__Material for this task__
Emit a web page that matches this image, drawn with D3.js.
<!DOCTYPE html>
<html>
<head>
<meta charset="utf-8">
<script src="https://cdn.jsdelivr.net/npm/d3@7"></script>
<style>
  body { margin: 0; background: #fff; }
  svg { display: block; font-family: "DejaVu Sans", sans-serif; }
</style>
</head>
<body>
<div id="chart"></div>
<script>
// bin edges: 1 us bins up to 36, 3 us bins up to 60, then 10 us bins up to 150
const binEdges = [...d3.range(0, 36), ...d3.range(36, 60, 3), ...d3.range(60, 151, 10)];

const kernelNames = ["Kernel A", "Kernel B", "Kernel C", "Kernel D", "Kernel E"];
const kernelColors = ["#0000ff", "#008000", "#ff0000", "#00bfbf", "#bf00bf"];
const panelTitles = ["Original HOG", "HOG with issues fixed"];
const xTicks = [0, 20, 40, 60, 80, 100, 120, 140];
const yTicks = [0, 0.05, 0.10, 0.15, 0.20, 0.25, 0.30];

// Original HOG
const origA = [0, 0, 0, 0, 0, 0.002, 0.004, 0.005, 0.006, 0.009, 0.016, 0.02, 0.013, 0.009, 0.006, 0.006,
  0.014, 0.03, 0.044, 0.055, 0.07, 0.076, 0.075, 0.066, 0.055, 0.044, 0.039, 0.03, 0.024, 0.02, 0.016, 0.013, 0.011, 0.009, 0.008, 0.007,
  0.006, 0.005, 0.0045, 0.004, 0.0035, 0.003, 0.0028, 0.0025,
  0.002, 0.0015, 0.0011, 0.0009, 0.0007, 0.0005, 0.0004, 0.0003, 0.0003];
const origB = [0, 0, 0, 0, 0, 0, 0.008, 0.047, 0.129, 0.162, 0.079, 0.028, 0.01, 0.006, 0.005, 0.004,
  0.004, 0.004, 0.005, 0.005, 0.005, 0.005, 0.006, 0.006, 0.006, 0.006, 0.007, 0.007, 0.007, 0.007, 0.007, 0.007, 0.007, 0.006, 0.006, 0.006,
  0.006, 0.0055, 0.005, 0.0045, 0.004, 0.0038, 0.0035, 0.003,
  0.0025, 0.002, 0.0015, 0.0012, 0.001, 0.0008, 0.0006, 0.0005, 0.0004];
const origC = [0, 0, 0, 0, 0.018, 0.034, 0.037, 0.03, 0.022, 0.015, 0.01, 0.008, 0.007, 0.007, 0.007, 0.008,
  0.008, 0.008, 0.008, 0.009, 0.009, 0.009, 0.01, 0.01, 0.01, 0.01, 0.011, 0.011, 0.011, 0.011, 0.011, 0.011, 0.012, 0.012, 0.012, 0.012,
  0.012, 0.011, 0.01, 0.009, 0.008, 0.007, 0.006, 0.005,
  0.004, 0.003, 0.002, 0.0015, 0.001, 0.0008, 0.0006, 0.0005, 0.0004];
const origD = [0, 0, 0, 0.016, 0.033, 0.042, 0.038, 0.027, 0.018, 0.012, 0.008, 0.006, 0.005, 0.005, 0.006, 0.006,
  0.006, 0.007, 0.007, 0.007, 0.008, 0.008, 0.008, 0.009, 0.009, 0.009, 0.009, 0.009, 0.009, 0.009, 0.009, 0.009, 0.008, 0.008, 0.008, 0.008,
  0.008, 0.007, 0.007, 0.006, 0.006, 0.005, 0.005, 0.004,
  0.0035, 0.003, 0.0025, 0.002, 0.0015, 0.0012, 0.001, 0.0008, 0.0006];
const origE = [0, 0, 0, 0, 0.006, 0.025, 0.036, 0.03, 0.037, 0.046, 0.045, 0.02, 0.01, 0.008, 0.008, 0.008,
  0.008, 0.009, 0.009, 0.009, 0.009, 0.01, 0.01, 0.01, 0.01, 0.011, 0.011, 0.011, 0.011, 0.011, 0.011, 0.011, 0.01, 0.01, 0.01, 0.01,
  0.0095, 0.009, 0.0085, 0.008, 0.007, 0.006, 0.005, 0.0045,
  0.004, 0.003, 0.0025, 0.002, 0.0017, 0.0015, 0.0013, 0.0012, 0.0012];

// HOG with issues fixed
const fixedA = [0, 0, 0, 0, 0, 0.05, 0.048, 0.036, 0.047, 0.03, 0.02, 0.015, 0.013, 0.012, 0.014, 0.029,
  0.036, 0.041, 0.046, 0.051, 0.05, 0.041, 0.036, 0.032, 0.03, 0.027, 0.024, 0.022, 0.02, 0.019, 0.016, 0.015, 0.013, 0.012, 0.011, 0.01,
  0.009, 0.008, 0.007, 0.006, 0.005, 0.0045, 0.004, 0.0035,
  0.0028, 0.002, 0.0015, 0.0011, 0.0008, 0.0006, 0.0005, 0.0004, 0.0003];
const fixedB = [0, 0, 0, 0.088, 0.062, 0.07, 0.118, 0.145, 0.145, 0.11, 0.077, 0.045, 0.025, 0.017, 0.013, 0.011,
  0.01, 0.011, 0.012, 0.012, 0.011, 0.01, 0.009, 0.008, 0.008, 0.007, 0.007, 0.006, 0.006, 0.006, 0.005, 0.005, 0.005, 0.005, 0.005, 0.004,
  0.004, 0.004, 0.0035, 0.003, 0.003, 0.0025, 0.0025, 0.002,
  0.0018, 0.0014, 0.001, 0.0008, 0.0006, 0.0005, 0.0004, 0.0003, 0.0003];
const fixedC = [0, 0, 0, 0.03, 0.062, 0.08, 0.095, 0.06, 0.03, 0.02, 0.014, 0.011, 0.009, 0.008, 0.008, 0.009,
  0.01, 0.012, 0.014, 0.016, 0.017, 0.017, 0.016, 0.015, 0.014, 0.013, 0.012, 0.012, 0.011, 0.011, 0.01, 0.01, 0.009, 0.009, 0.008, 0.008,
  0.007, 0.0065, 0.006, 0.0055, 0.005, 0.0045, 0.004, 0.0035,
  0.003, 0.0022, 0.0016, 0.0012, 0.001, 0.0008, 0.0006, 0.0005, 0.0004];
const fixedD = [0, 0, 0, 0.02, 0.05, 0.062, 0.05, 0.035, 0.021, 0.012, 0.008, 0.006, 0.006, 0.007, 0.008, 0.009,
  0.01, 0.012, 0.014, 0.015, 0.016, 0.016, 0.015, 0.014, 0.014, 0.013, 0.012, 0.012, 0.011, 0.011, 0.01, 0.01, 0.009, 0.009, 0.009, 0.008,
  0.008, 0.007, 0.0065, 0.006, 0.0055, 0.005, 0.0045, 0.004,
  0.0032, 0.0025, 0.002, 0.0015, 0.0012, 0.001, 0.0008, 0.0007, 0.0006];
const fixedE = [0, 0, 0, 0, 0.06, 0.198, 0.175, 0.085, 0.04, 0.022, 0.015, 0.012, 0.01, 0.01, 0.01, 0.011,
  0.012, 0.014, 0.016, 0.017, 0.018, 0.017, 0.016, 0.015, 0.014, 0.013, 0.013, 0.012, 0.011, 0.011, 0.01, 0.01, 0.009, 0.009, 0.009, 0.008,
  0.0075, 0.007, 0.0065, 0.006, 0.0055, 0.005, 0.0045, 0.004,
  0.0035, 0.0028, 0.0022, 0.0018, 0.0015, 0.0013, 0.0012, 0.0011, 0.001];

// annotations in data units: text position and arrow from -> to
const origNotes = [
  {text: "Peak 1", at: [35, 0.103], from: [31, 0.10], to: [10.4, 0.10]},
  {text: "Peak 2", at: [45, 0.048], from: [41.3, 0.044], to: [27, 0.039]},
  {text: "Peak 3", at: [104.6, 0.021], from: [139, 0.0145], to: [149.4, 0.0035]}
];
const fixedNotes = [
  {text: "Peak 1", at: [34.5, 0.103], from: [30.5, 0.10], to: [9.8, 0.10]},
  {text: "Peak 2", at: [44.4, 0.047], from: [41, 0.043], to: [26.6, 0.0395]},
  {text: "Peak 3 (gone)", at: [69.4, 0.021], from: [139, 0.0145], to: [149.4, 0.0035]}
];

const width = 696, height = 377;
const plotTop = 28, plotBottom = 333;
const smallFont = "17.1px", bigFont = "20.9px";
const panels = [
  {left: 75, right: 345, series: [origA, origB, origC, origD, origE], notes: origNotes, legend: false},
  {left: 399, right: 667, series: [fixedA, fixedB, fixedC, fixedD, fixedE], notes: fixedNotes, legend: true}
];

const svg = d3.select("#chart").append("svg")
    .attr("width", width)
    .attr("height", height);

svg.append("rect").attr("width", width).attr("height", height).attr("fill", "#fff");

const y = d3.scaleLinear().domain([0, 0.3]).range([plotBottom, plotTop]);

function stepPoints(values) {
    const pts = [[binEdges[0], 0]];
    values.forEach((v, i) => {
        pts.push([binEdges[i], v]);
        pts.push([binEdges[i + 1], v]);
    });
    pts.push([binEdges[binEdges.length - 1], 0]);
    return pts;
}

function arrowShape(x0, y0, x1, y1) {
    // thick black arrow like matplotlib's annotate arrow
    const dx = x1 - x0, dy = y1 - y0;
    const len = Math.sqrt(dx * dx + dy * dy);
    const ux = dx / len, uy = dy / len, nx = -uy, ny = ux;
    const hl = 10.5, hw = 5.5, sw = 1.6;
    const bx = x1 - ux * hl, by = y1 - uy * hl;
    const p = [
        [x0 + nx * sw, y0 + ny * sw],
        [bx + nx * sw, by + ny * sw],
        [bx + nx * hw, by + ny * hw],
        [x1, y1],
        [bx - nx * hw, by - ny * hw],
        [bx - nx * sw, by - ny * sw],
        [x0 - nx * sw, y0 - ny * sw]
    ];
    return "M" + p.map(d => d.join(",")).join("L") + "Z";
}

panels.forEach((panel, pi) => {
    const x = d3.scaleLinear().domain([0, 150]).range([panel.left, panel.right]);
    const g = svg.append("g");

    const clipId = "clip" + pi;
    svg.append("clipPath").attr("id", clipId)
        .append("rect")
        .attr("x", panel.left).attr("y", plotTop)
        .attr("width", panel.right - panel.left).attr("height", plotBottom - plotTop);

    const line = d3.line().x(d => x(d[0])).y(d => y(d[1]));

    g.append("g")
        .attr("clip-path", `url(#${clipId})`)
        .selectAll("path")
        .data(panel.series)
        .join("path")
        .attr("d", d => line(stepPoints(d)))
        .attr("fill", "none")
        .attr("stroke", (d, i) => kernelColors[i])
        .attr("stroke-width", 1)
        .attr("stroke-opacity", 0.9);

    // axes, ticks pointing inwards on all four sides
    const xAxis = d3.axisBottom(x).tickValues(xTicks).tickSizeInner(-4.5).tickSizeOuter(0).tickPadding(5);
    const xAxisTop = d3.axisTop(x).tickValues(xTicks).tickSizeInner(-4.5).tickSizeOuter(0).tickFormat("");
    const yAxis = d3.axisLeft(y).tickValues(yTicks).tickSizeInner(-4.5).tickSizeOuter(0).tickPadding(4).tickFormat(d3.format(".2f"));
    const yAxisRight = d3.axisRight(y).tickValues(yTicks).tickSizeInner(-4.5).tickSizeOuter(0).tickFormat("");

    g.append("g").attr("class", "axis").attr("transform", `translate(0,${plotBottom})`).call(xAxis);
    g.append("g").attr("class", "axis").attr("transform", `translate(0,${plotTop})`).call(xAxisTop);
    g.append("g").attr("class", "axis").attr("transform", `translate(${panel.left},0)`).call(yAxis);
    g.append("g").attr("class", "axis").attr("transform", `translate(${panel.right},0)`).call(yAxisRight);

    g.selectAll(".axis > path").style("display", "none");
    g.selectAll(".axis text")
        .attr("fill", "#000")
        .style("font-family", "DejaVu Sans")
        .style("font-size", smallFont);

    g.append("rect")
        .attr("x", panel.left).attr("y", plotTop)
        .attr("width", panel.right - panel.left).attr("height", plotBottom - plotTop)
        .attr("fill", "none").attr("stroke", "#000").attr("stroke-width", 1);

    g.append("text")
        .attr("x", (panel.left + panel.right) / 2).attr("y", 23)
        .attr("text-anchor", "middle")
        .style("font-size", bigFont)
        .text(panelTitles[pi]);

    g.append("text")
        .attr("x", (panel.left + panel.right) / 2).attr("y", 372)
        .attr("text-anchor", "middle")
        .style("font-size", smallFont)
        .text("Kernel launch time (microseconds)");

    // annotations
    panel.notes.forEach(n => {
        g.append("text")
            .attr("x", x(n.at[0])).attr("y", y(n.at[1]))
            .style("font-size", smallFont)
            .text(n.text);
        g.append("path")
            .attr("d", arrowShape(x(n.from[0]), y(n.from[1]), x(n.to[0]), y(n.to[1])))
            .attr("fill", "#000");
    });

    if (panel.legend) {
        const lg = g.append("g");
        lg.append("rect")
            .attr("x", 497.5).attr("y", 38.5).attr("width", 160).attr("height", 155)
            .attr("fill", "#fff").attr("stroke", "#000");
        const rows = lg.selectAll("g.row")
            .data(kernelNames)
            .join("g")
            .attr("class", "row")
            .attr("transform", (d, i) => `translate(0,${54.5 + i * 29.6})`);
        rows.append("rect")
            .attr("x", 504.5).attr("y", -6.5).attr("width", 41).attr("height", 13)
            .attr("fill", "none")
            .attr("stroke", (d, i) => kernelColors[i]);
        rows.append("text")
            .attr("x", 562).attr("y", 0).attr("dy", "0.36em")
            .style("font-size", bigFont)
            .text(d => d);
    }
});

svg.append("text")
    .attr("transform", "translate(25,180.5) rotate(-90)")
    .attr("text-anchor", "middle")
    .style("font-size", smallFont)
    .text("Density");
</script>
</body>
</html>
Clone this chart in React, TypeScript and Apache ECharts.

__Directions__
Repeat exactly, please, each line from the beginning of the data through the line with "const yTicks = [0, 0.05, 0.10, 0.15, 0.20, 0.25, 0.30];" in it, and only those lines.

__Output for this task__
Emit a web page that matches this image, drawn with D3.js.
<!DOCTYPE html>
<html>
<head>
<meta charset="utf-8">
<script src="https://cdn.jsdelivr.net/npm/d3@7"></script>
<style>
  body { margin: 0; background: #fff; }
  svg { display: block; font-family: "DejaVu Sans", sans-serif; }
</style>
</head>
<body>
<div id="chart"></div>
<script>
// bin edges: 1 us bins up to 36, 3 us bins up to 60, then 10 us bins up to 150
const binEdges = [...d3.range(0, 36), ...d3.range(36, 60, 3), ...d3.range(60, 151, 10)];

const kernelNames = ["Kernel A", "Kernel B", "Kernel C", "Kernel D", "Kernel E"];
const kernelColors = ["#0000ff", "#008000", "#ff0000", "#00bfbf", "#bf00bf"];
const panelTitles = ["Original HOG", "HOG with issues fixed"];
const xTicks = [0, 20, 40, 60, 80, 100, 120, 140];
const yTicks = [0, 0.05, 0.10, 0.15, 0.20, 0.25, 0.30];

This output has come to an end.